Siamo nel pieno delle stagioni liriche. Roma, Milano, Napoli , Firenze e Venezia hanno iniziato negli ultimi mesi del 2015, ma – unicamente per fare alcuni esempi – il ‘Massimo Bellini’ di Catania ha aperto il 17 gennaio con una vera chicca (Fedra di Paisiello), Bologna inaugura  il 23 gennaio con Attila di Verdi (coprodotto con Palermo e Venezia), Parma e Bari (il 21 ed il 27 gennaio) con due differenti produzioni de Le Nozze di Figaro di Mozart, Ravenna con Il Turco in Italia di Rossini il 5 febbraio, Palermo il 28 gennaio con il Crepuscolo degli Dei di Wagner e Trieste il 29 gennaio con Norma di Bellini. E via discorrendo. Alcuni di questi spettacoli verranno recensiti su questa testata.
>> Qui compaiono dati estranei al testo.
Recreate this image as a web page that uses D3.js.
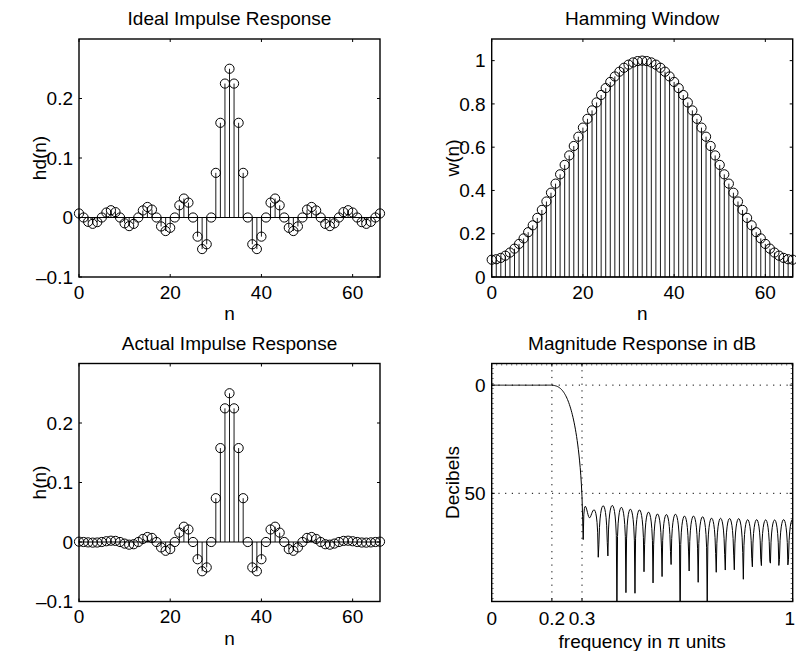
<!DOCTYPE html>
<html>
<head>
<meta charset="utf-8">
<script src="https://cdn.jsdelivr.net/npm/d3@7"></script>
<style>
  body { margin: 0; background: #fff; }
  text { font-family: "Liberation Sans", Arial, Helvetica, sans-serif; font-size: 19px; fill: #000; }
</style>
</head>
<body>
<svg id="fig" width="796" height="651"></svg>
<script>
// Sample index n = 0 .. 66 (M = 67 taps)
const nIdx = [0,1,2,3,4,5,6,7,8,9,10,11,12,13,14,15,16,17,18,19,20,21,22,23,24,25,26,27,28,29,30,31,32,33,
  34,35,36,37,38,39,40,41,42,43,44,45,46,47,48,49,50,51,52,53,54,55,56,57,58,59,60,61,62,63,64,65,66];

// Ideal low-pass impulse response hd(n)
const hdVals = [0.00682,0,-0.00726,-0.01061,-0.00776,0,0.00834,0.01224,0.00900,0,-0.00979,-0.01447,-0.01072,0,
  0.01185,0.01768,0.01324,0,-0.01501,-0.02274,-0.01731,0,0.02046,0.03183,0.02501,0,-0.03215,-0.05305,-0.04502,0,
  0.07503,0.15915,0.22508,0.25,0.22508,0.15915,0.07503,0,-0.04502,-0.05305,-0.03215,0,0.02501,0.03183,0.02046,0,
  -0.01731,-0.02274,-0.01501,0,0.01324,0.01768,0.01185,0,-0.01072,-0.01447,-0.00979,0,0.00900,0.01224,0.00834,0,
  -0.00776,-0.01061,-0.00726,0,0.00682];

// Hamming window w(n)
const wVals = [0.08,0.08208,0.08831,0.09863,0.11295,0.13114,0.15302,0.17842,0.20708,0.23876,0.27318,0.31,0.34891,
  0.38955,0.43155,0.47454,0.51811,0.56189,0.60546,0.64845,0.69045,0.73109,0.77,0.80682,0.84124,0.87292,0.90158,
  0.92698,0.94886,0.96705,0.98137,0.99169,0.99792,1.0,0.99792,0.99169,0.98137,0.96705,0.94886,0.92698,0.90158,
  0.87292,0.84124,0.80682,0.77,0.73109,0.69045,0.64845,0.60546,0.56189,0.51811,0.47454,0.43155,0.38955,0.34891,
  0.31,0.27318,0.23876,0.20708,0.17842,0.15302,0.13114,0.11295,0.09863,0.08831,0.08208,0.08];

// Windowed (actual) impulse response h(n)
const hVals = [0.00055,0,-0.00064,-0.00105,-0.00088,0,0.00128,0.00218,0.00186,0,-0.00267,-0.00449,-0.00374,0,
  0.00511,0.00839,0.00686,0,-0.00909,-0.01475,-0.01195,0,0.01575,0.02568,0.02104,0,-0.02899,-0.04918,-0.04272,0,
  0.07363,0.15783,0.22461,0.25,0.22461,0.15783,0.07363,0,-0.04272,-0.04918,-0.02899,0,0.02104,0.02568,0.01575,0,
  -0.01195,-0.01475,-0.00909,0,0.00686,0.00839,0.00511,0,-0.00374,-0.00449,-0.00267,0,0.00186,0.00218,0.00128,0,
  -0.00088,-0.00105,-0.00064,0,0.00055];

// Tick values and labels
const nTicks = [0, 20, 40, 60];
const impTicks = [-0.1, 0, 0.1, 0.2];
const impTickLabels = ["\u20130.1", "0", "0.1", "0.2"];
const winTicks = [0, 0.2, 0.4, 0.6, 0.8, 1];
const winTickLabels = ["0", "0.2", "0.4", "0.6", "0.8", "1"];
const freqTicks = [0, 0.2, 0.3, 1];
const freqTickLabels = ["0", "0.2", "0.3", "1"];
const dbTicks = [-50, 0];
const dbTickLabels = ["50", "0"];

// Magnitude response of h(n), 501 points on [0, pi], in dB relative to the peak
const nFreq = 501;
const freqGrid = d3.range(nFreq).map(k => k / (nFreq - 1));
const mag = freqGrid.map(f => {
  const om = Math.PI * f;
  let re = 0, im = 0;
  hVals.forEach((v, i) => { re += v * Math.cos(om * nIdx[i]); im -= v * Math.sin(om * nIdx[i]); });
  return Math.hypot(re, im);
});
const magMax = d3.max(mag);
const dbVals = mag.map(m => 20 * Math.log10((m + 2.2e-16) / magMax));

const svg = d3.select("#fig");
const W = 796;

function makeAxes(box, xDom, yDom, o) {
  const g = svg.append("g");
  const x = d3.scaleLinear().domain(xDom).range([box.x0, box.x1]);
  const y = d3.scaleLinear().domain(yDom).range([box.y1, box.y0]);
  const tl = 3;
  // grid
  if (o.grid) {
    const gg = g.append("g").attr("stroke", "#000").attr("stroke-width", 1).attr("stroke-dasharray", "1.2,5.5");
    o.xTicks.filter(t => t > xDom[0] && t < xDom[1]).forEach(t =>
      gg.append("line").attr("x1", x(t)).attr("x2", x(t)).attr("y1", box.y0).attr("y2", box.y1));
    o.yTicks.filter(t => t > yDom[0] && t < yDom[1]).forEach(t =>
      gg.append("line").attr("x1", box.x0).attr("x2", box.x1).attr("y1", y(t)).attr("y2", y(t)));
  }
  const ax = g.append("g").attr("stroke", "#000").attr("stroke-width", 1);
  o.xTicks.forEach(t => {
    ax.append("line").attr("x1", x(t)).attr("x2", x(t)).attr("y1", box.y1).attr("y2", box.y1 - tl);
    ax.append("line").attr("x1", x(t)).attr("x2", x(t)).attr("y1", box.y0).attr("y2", box.y0 + tl);
  });
  o.yTicks.forEach(t => {
    ax.append("line").attr("x1", box.x0).attr("x2", box.x0 + tl).attr("y1", y(t)).attr("y2", y(t));
    ax.append("line").attr("x1", box.x1).attr("x2", box.x1 - tl).attr("y1", y(t)).attr("y2", y(t));
  });
  // tick labels (kept inside the page at the right edge)
  o.xTicks.forEach((t, i) => {
    const tx = g.append("text").attr("x", x(t)).attr("y", box.y1 + (o.xLabOff || 15))
      .attr("dy", "0.35em").attr("text-anchor", "middle").text(o.xTickLabels[i]);
    const bb = tx.node().getBBox();
    if (bb.x + bb.width > W - 1) tx.attr("x", W - 1).attr("text-anchor", "end");
  });
  o.yTicks.forEach((t, i) => g.append("text").attr("x", box.x0 - 6).attr("y", y(t))
    .attr("dy", "0.35em").attr("text-anchor", "end").text(o.yTickLabels[i]));
  // title and axis labels
  const cx = (box.x0 + box.x1) / 2, cy = (box.y0 + box.y1) / 2;
  g.append("text").attr("x", cx).attr("y", box.y0 - 14).attr("text-anchor", "middle").text(o.title);
  g.append("text").attr("x", cx).attr("y", box.y1 + (o.xlabOff || 43)).attr("text-anchor", "middle").text(o.xlabel);
  g.append("text").attr("transform", `translate(${box.x0 - 33},${cy}) rotate(-90)`)
    .attr("text-anchor", "middle").text(o.ylabel);
  return { g, x, y };
}

function frame(g, box) {
  g.append("rect").attr("x", box.x0).attr("y", box.y0).attr("width", box.x1 - box.x0).attr("height", box.y1 - box.y0)
    .attr("fill", "none").attr("stroke", "#000").attr("stroke-width", 1.4);
}

function stems(ax, vals, withBaseline) {
  const { g, x, y } = ax;
  const sg = g.append("g");
  if (withBaseline) {
    sg.append("line").attr("x1", x(nIdx[0])).attr("x2", x(nIdx[nIdx.length - 1]))
      .attr("y1", y(0)).attr("y2", y(0)).attr("stroke", "#000").attr("stroke-width", 1);
  }
  sg.selectAll("line.stem").data(vals).join("line").attr("class", "stem")
    .attr("x1", (d, i) => x(nIdx[i])).attr("x2", (d, i) => x(nIdx[i]))
    .attr("y1", y(0)).attr("y2", d => y(d)).attr("stroke", "#000").attr("stroke-width", 0.9);
  sg.selectAll("circle").data(vals).join("circle")
    .attr("cx", (d, i) => x(nIdx[i])).attr("cy", d => y(d)).attr("r", 4.6)
    .attr("fill", "none").attr("stroke", "#000").attr("stroke-width", 1);
}

const B = {
  tl: { x0: 79, x1: 380, y0: 39, y1: 277 },
  tr: { x0: 491.7, x1: 792.7, y0: 39, y1: 277 },
  bl: { x0: 79, x1: 380, y0: 363.5, y1: 601.5 },
  br: { x0: 491.7, x1: 792.7, y0: 363.5, y1: 601.5 }
};

// Ideal impulse response
const a1 = makeAxes(B.tl, [0, 66], [-0.1, 0.3], {
  xTicks: nTicks, xTickLabels: nTicks.map(String), yTicks: impTicks, yTickLabels: impTickLabels,
  title: "Ideal Impulse Response", xlabel: "n", ylabel: "hd(n)" });
stems(a1, hdVals, true);
frame(a1.g, B.tl);

// Hamming window
const a2 = makeAxes(B.tr, [0, 66], [0, 1.1], {
  xTicks: nTicks, xTickLabels: nTicks.map(String), yTicks: winTicks, yTickLabels: winTickLabels,
  title: "Hamming Window", xlabel: "n", ylabel: "w(n)" });
stems(a2, wVals, true);
frame(a2.g, B.tr);

// Actual impulse response
const a3 = makeAxes(B.bl, [0, 66], [-0.1, 0.3], {
  xTicks: nTicks, xTickLabels: nTicks.map(String), yTicks: impTicks, yTickLabels: impTickLabels,
  title: "Actual Impulse Response", xlabel: "n", ylabel: "h(n)" });
stems(a3, hVals, true);
frame(a3.g, B.bl);

// Magnitude response in dB
const a4 = makeAxes(B.br, [0, 1], [-100, 10], {
  xTicks: freqTicks, xTickLabels: freqTickLabels, yTicks: dbTicks, yTickLabels: dbTickLabels,
  grid: true, xLabOff: 17, xlabOff: 46,
  title: "Magnitude Response in dB", xlabel: "frequency in \u03c0 units", ylabel: "Decibels" });
svg.append("defs").append("clipPath").attr("id", "clipMag").append("rect")
  .attr("x", B.br.x0).attr("y", B.br.y0).attr("width", B.br.x1 - B.br.x0).attr("height", B.br.y1 - B.br.y0);
a4.g.append("path").datum(dbVals.map((d, i) => [freqGrid[i], d]))
  .attr("clip-path", "url(#clipMag)")
  .attr("fill", "none").attr("stroke", "#000").attr("stroke-width", 1)
  .attr("d", d3.line().x(d => a4.x(d[0])).y(d => a4.y(d[1])));
// fine edge marks along the top, left and right sides of the dB frame
const fm = a4.g.append("g").attr("stroke", "#000").attr("stroke-width", 1).attr("opacity", 0.55);
d3.range(B.br.x0 + 5, B.br.x1, 5).forEach(px =>
  fm.append("line").attr("x1", px).attr("x2", px).attr("y1", B.br.y0).attr("y2", B.br.y0 + 2));
d3.range(B.br.y0 + 5, B.br.y1, 5).forEach(py => {
  fm.append("line").attr("x1", B.br.x0).attr("x2", B.br.x0 + 2).attr("y1", py).attr("y2", py);
  fm.append("line").attr("x1", B.br.x1).attr("x2", B.br.x1 - 2).attr("y1", py).attr("y2", py);
});
frame(a4.g, B.br);
</script>
</body>
</html>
Tuttavia, credo che sia il momento di fare un discorso più ampio. Sino a prima della seconda guerra mondiale, gli annunci delle ‘stagioni’ e delle singole opere ponevano l’accento sulle voci, sui cantanti (i più noti dei quali in estate si spostavano nell’emisfero meridionale, al Colòn di Buenos Aires od al Municipal di Rio de Janeiro). Successivamente, c’è stata una fase in cui l’enfasi era sui direttori d’orchestra: i loro nomi erano al centro dei comunicati e delle recensioni ed anche loro, sino a quando il trasporto aereo si pensava che non giovasse alle prestazioni (e, quindi, non ci potesse essere una unica grande stagione nell’Atlantico del Nord), quando l’estate iniziava in Europa (e le ‘stagioni estive’ in arene e terme, venivano considerate di secondo rango), le bacchette prendevano il transatlantico alle volta della ancora ricca America Latina. E’, poi, venuto il momento delle regie, tanto che si parla di Anello del Nibelungo di Graham Vick invece che di Richard Wagner. Il teatro in musica è azione scenica (quindi regia), orchestra (quindi maestro concertatore) e canto (dunque voce).
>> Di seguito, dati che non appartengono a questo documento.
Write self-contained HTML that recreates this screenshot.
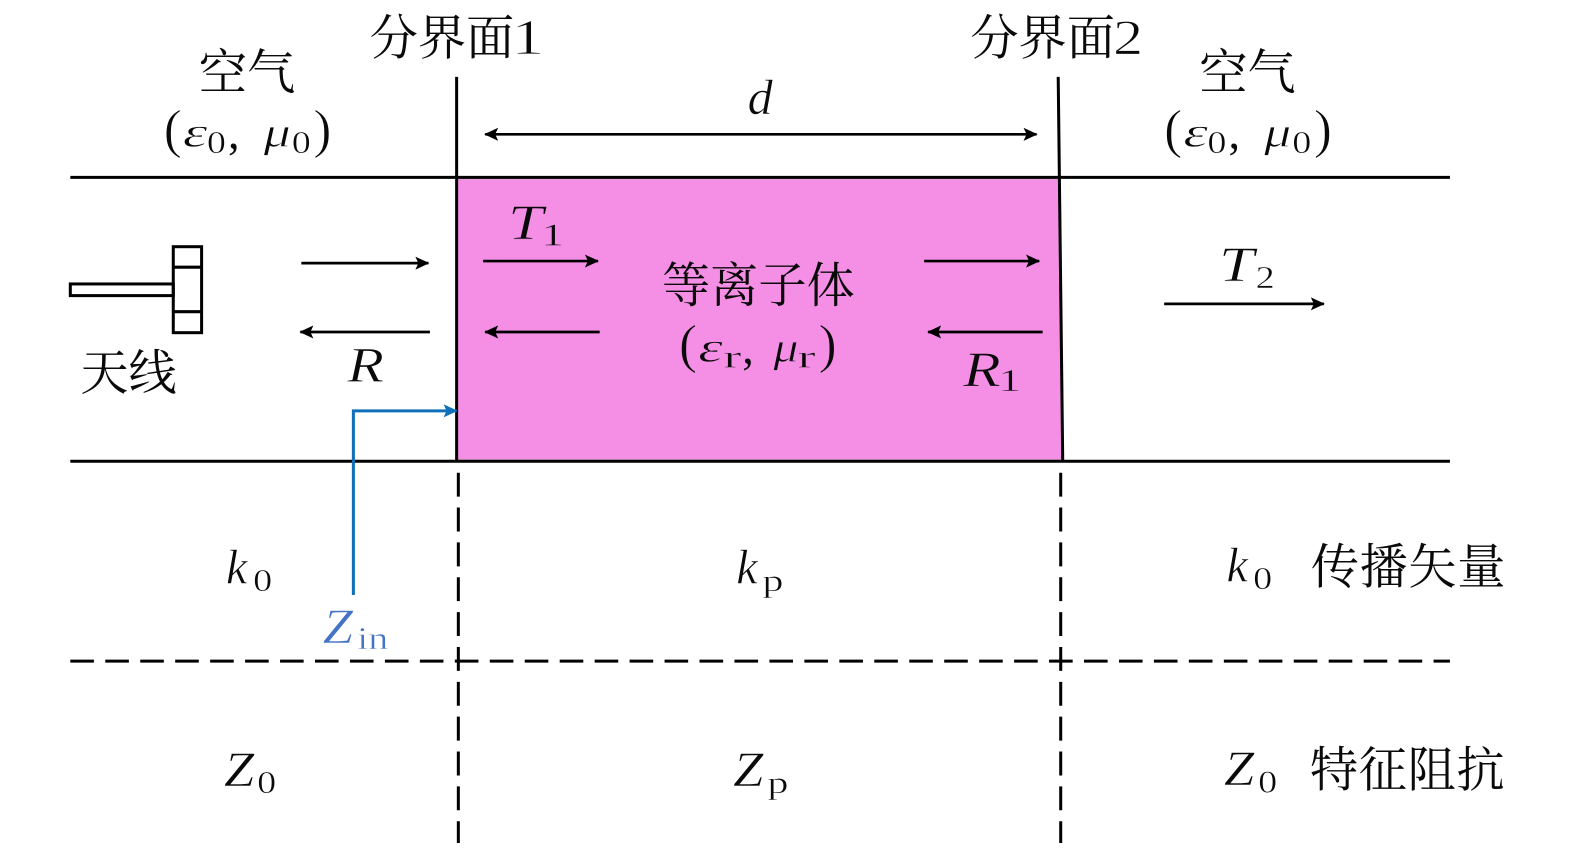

Ora l’attenzione alle voci sta riacquistando rilievo, dopo anni in cui – occorre ammetterlo – la relativamente poca importanza data ai cantanti ha fatto sì che numerosi siano stati ingaggiati per ruoli poco appropriati ai loro registri, con esiti poco felici risultanti in carriere brevi.

Per gustare a pieno le voci all’opera non mancano manuali e testi specializzati. E’ giunto da qualche settimana in libreria un libro che parla della voce umana in teatro in musica pensato non per specialisti ma rivolto a tutti (Delfo Menicucci, La voce, d’altro canto. Etica ed estetica della voce nel canto pp. 228, Zecchini Editore 2015€ 25). Da vent’anni, Menicucci è titolare di cattedra al Conservatorio Giuseppe Verdi di Milano ed ha precedentemente insegnato canto in vari istituti. Tuttavia, è giunto all’accademia dopo aver calcato i palcoscenici per diversi anni. Il suo ‘repertorio’ include 62 ruoli operistici che spaziano dal barocco al contemporaneo. Si aggiungono oltre 200 concerti liederistici che comprendono tutta la gamma del canto, da quello medioevale al barocco, dal salottiero ottocentesco al ‘novecento storico’ ed al contemporaneo. 



Continuatore e studioso della singolare, ma non irripetibile, tecnica vocale di Mario Del Monaco, Menicucci non offre un vademecum od una guida per lettori non specialisti ma in sette capitoli fotografa la voce ‘cantata’ da sette differenti angolature. Solleva, giustamente, interrogativi a cui il lettore (pure non specialista) deve rispondere. Separa, con precisione chirurgica, ciò che sta dalla parte dell’opinione sulla voce da ciò che sta dalla parte della certezza.

Un testo che merita di essere letto e meditato da tutti coloro che vanno all’opera od a concerti liederistici.